Today is Julian’s 12th Angelversary. He’s now been gone three times longer than he was on the planet.
My memories of the earliest dark days 12 years ago are mercifully fuzzy, but I remember having two primary fears. First, that I would forget him. Second, that he would forget me. It didn’t take me long to realize how crazy my first concern was. But the second – would he forget me? – lingered longer.
I grew up in a loving Christian home, and was taught the concept of Heaven at an early age. As I grew older, I shed some of the aspects of religion that didn’t resonate with me, but I’ve always believed in the Heaven part. It always made sense to me that we are, in fact, “spiritual beings having a human experience.” And when this human experience is complete – when the Earth School lessons are learned – of course our souls would go back to where we came from.

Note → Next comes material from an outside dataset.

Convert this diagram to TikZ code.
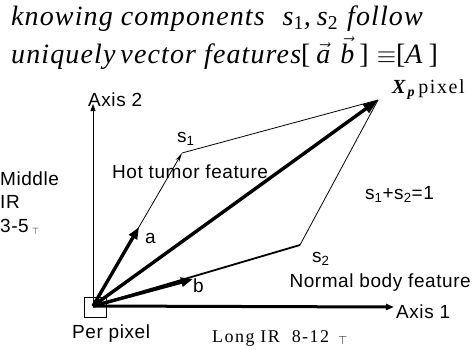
\documentclass[tikz,border=0pt]{standalone}
\usepackage{fontspec}
\setmainfont{Liberation Serif}
\setsansfont{Liberation Sans}[LetterSpace=3]
\newfontfamily\tfont{Liberation Serif}[LetterSpace=4]
\newfontfamily\lfont{Liberation Serif}[LetterSpace=8]
\usetikzlibrary{arrows.meta}
\begin{document}
\begin{tikzpicture}[x=1pt,y=-1pt,
  lbl/.style={font=\sffamily\fontsize{19}{21}\selectfont, inner sep=0pt, anchor=base west},
  ttl/.style={font=\tfont\itshape\fontsize{28}{31}\selectfont, inner sep=0pt, anchor=base west},
  thickarrow/.style={line width=3.4pt, -{Triangle[length=15pt,width=10pt]}},
  thinline/.style={line width=0.8pt}]
\useasboundingbox (0,0) rectangle (472,349);
% key points
\coordinate (O) at (93,306);
\coordinate (Xp) at (378,100);
\coordinate (s1) at (182,153);
\coordinate (s2) at (300,245);
\coordinate (a) at (139,227);
\coordinate (b) at (193,279);
\coordinate (ax1) at (394,307);
\coordinate (ax2) at (93,104);
% title
\node[ttl] (t1) at (11,25) {knowing components\hspace{18pt}s\textsubscript{\upshape 1},\hspace{6pt}s\textsubscript{\upshape 2}\hspace{9pt}follow};
\node[ttl] (t2) at (11,63) {uniquely\hspace{5pt}vector features{\upshape[}\hspace{6pt}$\vec{\mbox{\itshape a}}$\hspace{10pt}$\vec{\mbox{\itshape b}}$\hspace{5pt}{\upshape]}\hspace{8pt}$\equiv${\upshape[}A\hspace{6pt}{\upshape]}};
% per pixel box
\node[draw, line width=0.8pt, minimum width=22pt, minimum height=20pt, inner sep=0pt] (box) at (95,307) {};
% axes
\draw[thinline, -{Triangle[length=7pt,width=5pt]}] (O) -- (ax2);
\draw[line width=3pt, -{Triangle[length=8pt,width=6pt]}] (O) -- (ax1);
% parallelogram
\draw[thinline] (s1) -- (Xp);
\draw[thinline] (s2) -- (Xp);
\draw[thinline, -{Stealth[length=9pt,width=4pt]}] (O) -- (s1);
\draw[line width=1.8pt] (O) -- (s2);
% vectors
\draw[thickarrow] (O) -- (Xp);
\draw[thickarrow, -{Triangle[length=12pt,width=9pt]}] (O) -- (a);
\draw[thickarrow, -{Triangle[length=12pt,width=9pt]}] (O) -- (b);
% labels
\node[lbl] (lax2) at (88,106) {Axis 2};
\node[lbl] (lax1) at (396,318) {Axis 1};
\node[lbl] (ls1) at (177,142) {s\textsubscript{1}};
\node[lbl] (ls2) at (312,262) {s\textsubscript{2}};
\node[lbl] (la) at (145,243) {a};
\node[lbl] (lb) at (193,292) {b};
\node[lbl] (hot) at (112,178) {Hot tumor feature};
\node[lbl, anchor=base east] (norm) at (471,287) {Normal body feature};
\node[lbl] (sum) at (365,199) {s\textsubscript{1}+s\textsubscript{2}=1};
\node[lbl] (mid1) at (0,185) {Middle};
\node[lbl] (mid2) at (0,208) {IR};
\node[lbl] (mid3) at (0,232) {3-5\,{\fontsize{13}{15}\selectfont$_{\top}$}};
\node[lbl] (pp) at (72,338) {Per pixel};
\node[inner sep=0pt, anchor=base west, font=\lfont\fontsize{18}{20}\selectfont] (long) at (212,342) {Long IR\ \ 8-12 \,$_{\top}$};
\node[inner sep=0pt, anchor=base west, font=\lfont\fontsize{20}{22}\selectfont] (xpl) at (392,93) {\textbf{\itshape X}\textsubscript{\bfseries\itshape p}\,pixel};
\end{tikzpicture}
\end{document}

Twelve years ago I wondered, what does that mean to my angel Julian? I knew his soul still existed even if his body didn’t… but would I feel his presence? Would I ever see evidence of his spirit in my life? Or might his soul have more important business to attend to?
Today, at the 12-year mark, I can answer that question. I now know it was as silly to worry about him forgetting me as me forgetting him. The answer is YES, I would feel his presence. YES I did, and do, literally see evidence of his spirit in my life.
My family and I get signs from him all the time. Sometimes, the signs are subtle. These signs show up in the little details of life, like finding what we call a “Julian spot” in a busy parking lot, or being assigned room number 312 (his birthday) in a hotel.

Other times, the evidence of Julian’s energy seems almost magical. Like, the appearance of dimes. Literally, dimes. As in coins, but never pennies or nickels. We regularly receive dimes from Julian in places where they absolutely did not exist before. Dimes show up when we need a little a wave from our angel to let us know he’s with us. They show up at the best of times, and at the worst of times. Recently, Julian sent his brother Oscar a dime immediately after a terrifying mass shooting on Oscar’s college campus. When we need a little boost from beyond, he sends us a dime.
And then there are times when the signs are so ridiculously huge, it makes us laugh. Like a few months ago, when my husband and I were driving Oscar to begin his first year of college. Here we were, traveling across the country for this huge milestone… and at the exact same time, Julian’s face was smiling over Times Square. Yes of course there were humans involved — the Children’s Cancer Research Fund had contacted us months earlier to request our permission to include Julian in a fundraising project in New York City — but the timing of that was all Julian. His brother was literally on the road to college, and Julian made it clear that he was on this journey with us.
Twelve years ago, I worried that Julian might forget me. Today I know he never will. From parking spots to dimes to a billboard in Times Square, he is with me everywhere always.